他の方のレビューでさらに思惑が広がります。
町山さんの説をiwaozさんに教えていただいて、「姉は、フランコ政権下で生まれて、現状に問題意識の無い若者たち。」なら、その姉が死んでいるのなら、ラスト、アナは現状に問題意識の無い若者に、「生き返れ」と呼び掛けているのでしょうし、
問題意識の無い若者が死んだふりをしているのなら、その若者は、死んだふりをいつかやめるのかなと考えると、わくわくします。
コメントをありがとうございました。
子どもの動向が気になるのは、職業柄ですかね。
また、先輩が幼子を事故で亡くした時の心痛がまざまざと心にきざみつけられていることも引きづっているのかもしれません。
「よくわかる」というのなら、りかさんのレビューの方がわかりやすいと思います。
私の方は、特にドラマチックな展開もない、わからないことだらけの映画なのに、なぜ、ここまで緊張が続き、ひきつけられるのだろうという、自分の見たものを綴っただけで、お恥ずかしいです。
私の疑問に、いろいろな方が反応してくださって(揶揄されたものもあり憤慨しましたが)、町山さんの解説を教えて下さったコメントもあり、そのことで、さらに、この作品のすごさが深まった気になりました。

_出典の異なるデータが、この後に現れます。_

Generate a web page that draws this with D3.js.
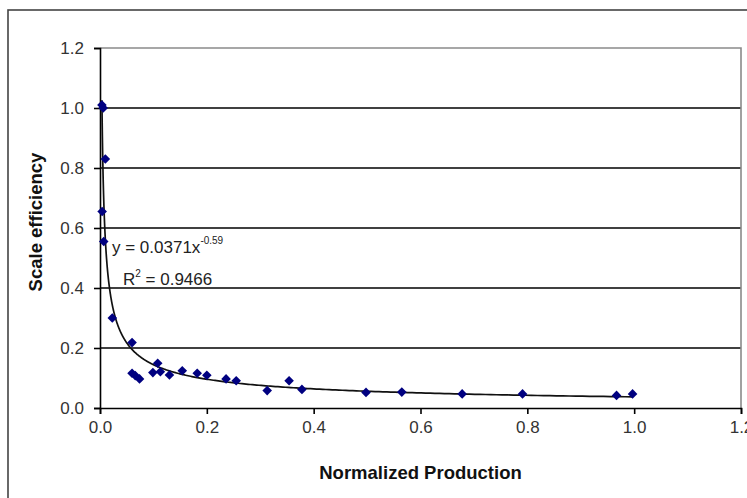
<!DOCTYPE html>
<html>
<head>
<meta charset="utf-8">
<script src="https://cdn.jsdelivr.net/npm/d3@7/dist/d3.min.js"></script>
<style>
  html, body { margin: 0; padding: 0; background: #fff; }
  svg { display: block; font-family: "Liberation Sans", Arial, sans-serif; }
</style>
</head>
<body>
<svg id="chart" width="747" height="498"></svg>
<script>
// ---- data ----
const productionX = [0.0036, 0.006, 0.010, 0.004, 0.007, 0.023, 0.060, 0.060, 0.066, 0.074,
                     0.099, 0.108, 0.113, 0.130, 0.154, 0.182, 0.200, 0.236, 0.255, 0.313,
                     0.354, 0.378, 0.498, 0.565, 0.678, 0.791, 0.967, 0.997];
const efficiencyY = [1.01, 1.00, 0.83, 0.655, 0.555, 0.30, 0.218, 0.116, 0.108, 0.097,
                     0.118, 0.149, 0.121, 0.110, 0.124, 0.116, 0.109, 0.097, 0.091, 0.058,
                     0.091, 0.062, 0.052, 0.053, 0.047, 0.047, 0.042, 0.047];
const yTicks = [0.0, 0.2, 0.4, 0.6, 0.8, 1.0, 1.2];
const xTicks = [0.0, 0.2, 0.4, 0.6, 0.8, 1.0, 1.2];
const trendCoef = 0.0371;      // y = a * x^b (power trendline shown on chart)
const trendExp = -0.59;
const eqText = "y = 0.0371x";
const eqSup = "-0.59";
const r2Text = "= 0.9466";
const xTitle = "Normalized Production";
const yTitle = "Scale efficiency";

// ---- layout ----
const svg = d3.select("#chart");
const W = 747, H = 498;
const plot = { left: 100, right: 741, top: 48, bottom: 408 };

const x = d3.scaleLinear().domain([0, 1.2]).range([plot.left, plot.right]);
const y = d3.scaleLinear().domain([0, 1.2]).range([plot.bottom, plot.top]);

// outer chart frame
svg.append("rect")
  .attr("x", 8).attr("y", 10)
  .attr("width", W + 20).attr("height", H + 20)
  .attr("fill", "#fff").attr("stroke", "#444").attr("stroke-width", 1.6);

// gridlines (black)
svg.append("g").selectAll("line")
  .data(yTicks.filter(d => d > 0 && d < 1.2))
  .join("line")
  .attr("x1", plot.left).attr("x2", plot.right)
  .attr("y1", d => y(d)).attr("y2", d => y(d))
  .attr("stroke", "#000").attr("stroke-width", 1.4);

// plot area border top/right (gray)
svg.append("path")
  .attr("d", `M${plot.left},${y(1.2)}H${x(1.2)}V${plot.bottom}`)
  .attr("fill", "none").attr("stroke", "#8a8a8a").attr("stroke-width", 1.6);

// axes
const yAxis = d3.axisLeft(y).tickValues(yTicks).tickFormat(d3.format(".1f")).tickSize(6).tickPadding(10);
const xAxis = d3.axisBottom(x).tickValues(xTicks).tickFormat(d3.format(".1f")).tickSize(6).tickPadding(7);

const gy = svg.append("g").attr("transform", `translate(${plot.left},0)`).call(yAxis);
const gx = svg.append("g").attr("transform", `translate(0,${plot.bottom})`).call(xAxis);
[gx, gy].forEach(g => {
  g.select(".domain").attr("stroke", "#000").attr("stroke-width", 1.6);
  g.selectAll(".tick line").attr("stroke", "#000").attr("stroke-width", 1.6);
  g.selectAll(".tick text")
    .attr("fill", "#333")
    .style("font-size", "17px")
    .style("font-family", "'Liberation Sans', Arial, sans-serif");
});

// trendline (power fit from the chart's equation)
const xMin = d3.min(productionX), xMax = d3.max(productionX);
const trendX = d3.range(0, 401).map(i => xMin * Math.pow(xMax / xMin, i / 400));
const line = d3.line().x(d => x(d)).y(d => y(trendCoef * Math.pow(d, trendExp)));
svg.append("path")
  .datum(trendX)
  .attr("d", line)
  .attr("fill", "none").attr("stroke", "#111").attr("stroke-width", 1.7);

// markers
const pts = productionX.map((v, i) => ({ x: v, y: efficiencyY[i] }));
svg.append("g").selectAll("path")
  .data(pts)
  .join("path")
  .attr("d", d3.symbol().type(d3.symbolSquare).size(46))
  .attr("transform", d => `translate(${x(d.x)},${y(d.y)}) rotate(45)`)
  .attr("fill", "#000080");

// equation label
const eq = svg.append("text")
  .attr("x", 112).attr("y", 253)
  .attr("fill", "#222").style("font-size", "17px");
eq.append("tspan").text(eqText);
eq.append("tspan").attr("dy", -9).style("font-size", "10px").text(eqSup);

const r2 = svg.append("text")
  .attr("x", 123).attr("y", 285)
  .attr("fill", "#222").style("font-size", "17px");
r2.append("tspan").text("R");
r2.append("tspan").attr("dy", -8).style("font-size", "10px").text("2");
r2.append("tspan").attr("dy", 8).text(" " + r2Text);

// axis titles
svg.append("text")
  .attr("x", (plot.left + plot.right) / 2).attr("y", 479)
  .attr("text-anchor", "middle")
  .attr("fill", "#111").style("font-size", "18.5px").style("font-weight", "bold")
  .text(xTitle);

svg.append("text")
  .attr("transform", `translate(42,222) rotate(-90)`)
  .attr("text-anchor", "middle")
  .attr("fill", "#111").style("font-size", "18.5px").style("font-weight", "bold")
  .text(yTitle);
</script>
</body>
</html>
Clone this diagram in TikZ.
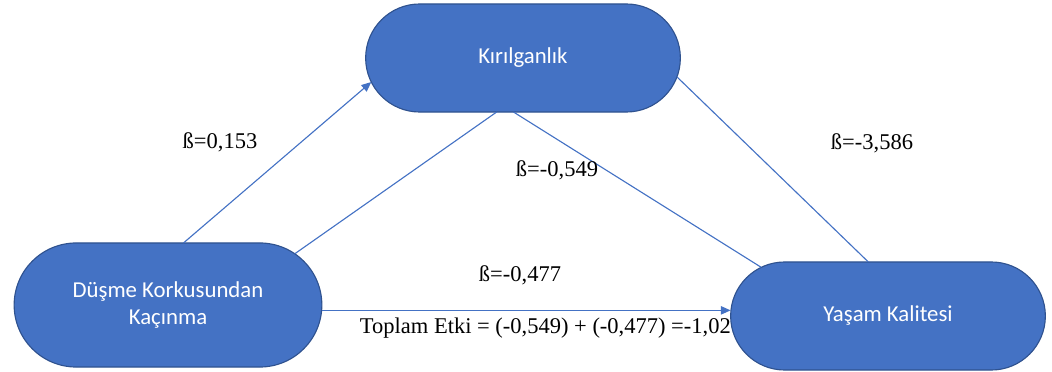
\documentclass[tikz,border=0pt]{standalone}
\usepackage{fontspec}
\setmainfont{Liberation Serif}
\newfontfamily\calibri{Carlito}
\usetikzlibrary{shapes.misc,arrows.meta}
\definecolor{boxblue}{HTML}{4472C4}
\definecolor{boxedge}{HTML}{2F528F}
\begin{document}
\begin{tikzpicture}[x=0.025cm,y=-0.025cm,
    every node/.style={font=\fontsize{16}{18}\selectfont},
    box/.style={rounded rectangle, fill=boxblue, draw=boxedge, line width=0.8pt,
      text=white, align=center, outer sep=0pt,
      font=\calibri\fontsize{16.2}{19}\selectfont},
    link/.style={draw=boxblue, line width=0.8pt},
    >={Triangle[length=7pt,width=6pt]}]
  \useasboundingbox (0,0) rectangle (1052,372);

  \node[box, minimum width=8.1cm, minimum height=2.7cm] (K) at (523,58) {Kırılganlık};
  \node[box, minimum width=7.925cm, minimum height=3.1cm] (D) at (168,305) {Düşme Korkusundan\\Kaçınma};
  \node[anchor=west] (T) at (355,328) {Toplam Etki = (-0,549) + (-0,477) =-1,026};
  \node[box, minimum width=8.1cm, minimum height=2.7cm] (Y) at (888,316) {Yaşam Kalitesi};

  \draw[link,->] (D.76) -- (K.189);
  \draw[link] (D.22) -- (K.-116);
  \draw[link] (K.-100) -- (Y.159);
  \draw[link] (K.-7) -- (Y.110);
  \draw[link,->] (D.-2) -- (D.-2 -| Y.west);

  \node (b1) at (220,142) {ß=0,153};
  \node (b2) at (557,170) {ß=-0,549};
  \node (b3) at (872,143) {ß=-3,586};
  \node (b4) at (520,275) {ß=-0,477};
\end{tikzpicture}
\end{document}
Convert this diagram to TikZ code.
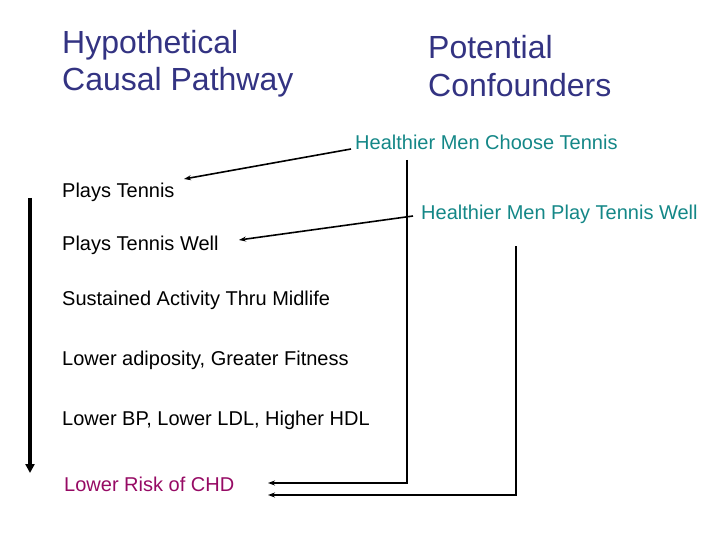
\documentclass[tikz,border=0pt]{standalone}
\usepackage{fontspec}
\setmainfont{Liberation Sans}
\usetikzlibrary{arrows.meta}
\definecolor{titleblue}{RGB}{51,51,130}
\definecolor{teal2}{RGB}{20,135,135}
\definecolor{plum}{RGB}{150,10,100}
\tikzset{
  lbl/.style={anchor=base west, inner sep=0pt, font=\fontsize{20}{24}\selectfont},
  ttl/.style={anchor=base west, inner sep=0pt, text=titleblue, font=\fontsize{32}{37}\selectfont},
  conf/.style={lbl, text=teal2},
  thin/.style={line width=1.6pt, -{Stealth[length=7pt,width=5pt]}},
  thick/.style={line width=3.6pt, -{Triangle[length=9pt,width=9pt]}}
}
\begin{document}
\begin{tikzpicture}[x=1pt,y=-1pt]
\useasboundingbox (0,0) rectangle (720,540);
\node[ttl] (t1) at (62,54) {Hypothetical};
\node[ttl] (t2) at (62,91) {Causal Pathway};
\node[ttl] (t3) at (428,59) {Potential};
\node[ttl] (t4) at (428,97) {Confounders};
\node[conf] (c1) at (355,150) {Healthier Men Choose Tennis};
\node[conf] (c2) at (421,220) {Healthier Men Play Tennis Well};
\node[lbl] (p1) at (62,197) {Plays Tennis};
\node[lbl] (p2) at (62,250) {Plays Tennis Well};
\node[lbl] (p3) at (62,305) {Sustained Activity Thru Midlife};
\node[lbl] (p4) at (62,365) {Lower adiposity, Greater Fitness};
\node[lbl] (p5) at (62,425) {Lower BP, Lower LDL, Higher HDL};
\node[lbl, text=plum] (p6) at (64,491) {Lower Risk of CHD};
% coordinates
\coordinate (a1s) at (351,149);
\coordinate (a1e) at (184,179);
\coordinate (a2s) at (413,216);
\coordinate (a2e) at (239,240);
\coordinate (v1t) at (407,160);
\coordinate (v1b) at (407,483);
\coordinate (h1e) at (268,483);
\coordinate (v2t) at (516,246);
\coordinate (v2b) at (516,495);
\coordinate (h2e) at (268,495);
\coordinate (ms) at (30,198);
\coordinate (me) at (30,473);
\draw[thin] (a1s) -- (a1e);
\draw[thin] (a2s) -- (a2e);
\draw[thin] (v1t) -- (v1b) -- (h1e);
\draw[thin] (v2t) -- (v2b) -- (h2e);
\draw[thick] (ms) -- (me);
\end{tikzpicture}
\end{document}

感謝いたします。
共感ありがとうございます。
町山解説とか無くても残る作品でした。創造の自由を制限されているのは、想像は出来ても我々は当事者ではないので、あまり鬼の首獲ったような解説等はしてほしくないです。
りかさんへ
もちろん、ある方=りかさん、です😊
りかさんの情報、本当に感謝でした。
でも「エル・スール」は少し不満があり、この作品を再鑑賞するのであれば、また、観るチャンスがあればですが、アナ・トレントが「ミツバチのささやき」の3年後に主演した「カラスの飼育」をお薦めしたいところですね。別の監督作品ですが、こちらもアナの魅力一杯の作品でしたので。
夜分、失礼いたしました。
今後とも宜しくお願いいたします。
りかさんへ
りかさんから導かれたかのように、近所の図書館で「エル・スール」のDVDを発見。内容に反するように静かで美しい作品でしたが、作品としては「ミツバチのささやき」の方が優れているようには思いました。
鑑賞の機会を頂くマジックのような情報、本当にありがとうございました。
「バービー」にコメント、お尋ねありがとうございます。
私のうちはJ:COMというのに加入してまして、チャンネルがBSとCSのチャンネルが60位あるのです。
それ以外にJcomオンデマンドというのがあって課金すると新作映画が
観れます。
Amazonでも昨日から配信してますが、TV画面で観たいので、2780円出して
観てしまいました。
映画館へ行く交通費を考えれば、まぁ良いかな?と思って
観てしまいました。
りかさんはAmazonプライムも加入ですか?
Amazonもすごく太っ腹ですよ。
課金なしで新作随分観せて貰いました。
「岸辺露伴ルーブルへ行く」とか、「ケイコ目をすませて」とか
課金なしですよ。お世話になっています。
あと他になんでもお聞きくださいね。それではまたね。
りかさんへ
良い情報を頂きました。
「エル・スール」は、もう38年前にロードショー鑑賞をしてから観ていなかったので、近々是非との作品に昇格です😊
それにしても、10年に一度の寡作監督と言われたエリセ監督だったにも関わらず、日本では「ミツバチ…」と「エル…」は同じ年の公開でしたから、その点につきましては、現在はほぼリアルタイムで観られる良い時代ですね。